Rep. Mark Takano was one of four congressional Democrats from California’s Inland Empire—a populous region in Riverside and San Bernardino Counties, east of Los Angeles—who officially protested the shelter space being scouted in the area, saying they weren’t consulted on the plans.
“My community is outraged,” Mr. Takano said. “We have people very, very concerned. They do not want to see these emblems of cruelty.”
He said he hasn’t received a response from the Trump administration.
The proposed California shelter would accommodate roughly 430 children who would be cared for around the clock by a staff of about the same number, according to the public documents. The lease requirements call for bedrooms, bathrooms, classrooms, multipurpose areas, dining services, administrative offices and about 2 acres of outdoor recreation areas.
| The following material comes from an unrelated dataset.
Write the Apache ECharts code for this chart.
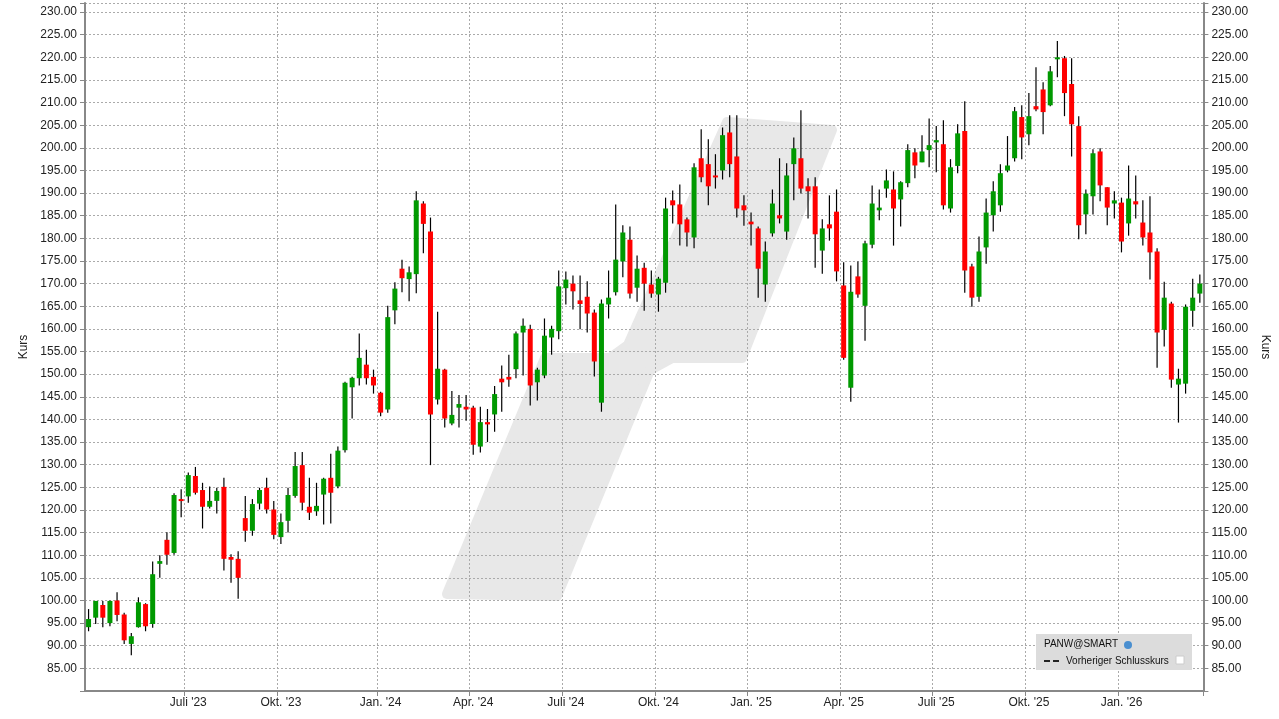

In a letter to the ORR this month, the four lawmakers said they were shocked to learn of the agency’s plans to put the shelter in their region, asking why the agency wasn’t prioritizing “community-based residential care.”
Mr. Takano said his criticisms of the proposed shelters are related to broader concerns about the Trump administration’s immigration policies, including a move last week to start indefinitely detaining families that cross the U.S.-Mexico border illegally. The move, which will likely face court challenges, would supersede a decades-old court settlement limiting how long migrant children can be detained and setting standards for their care.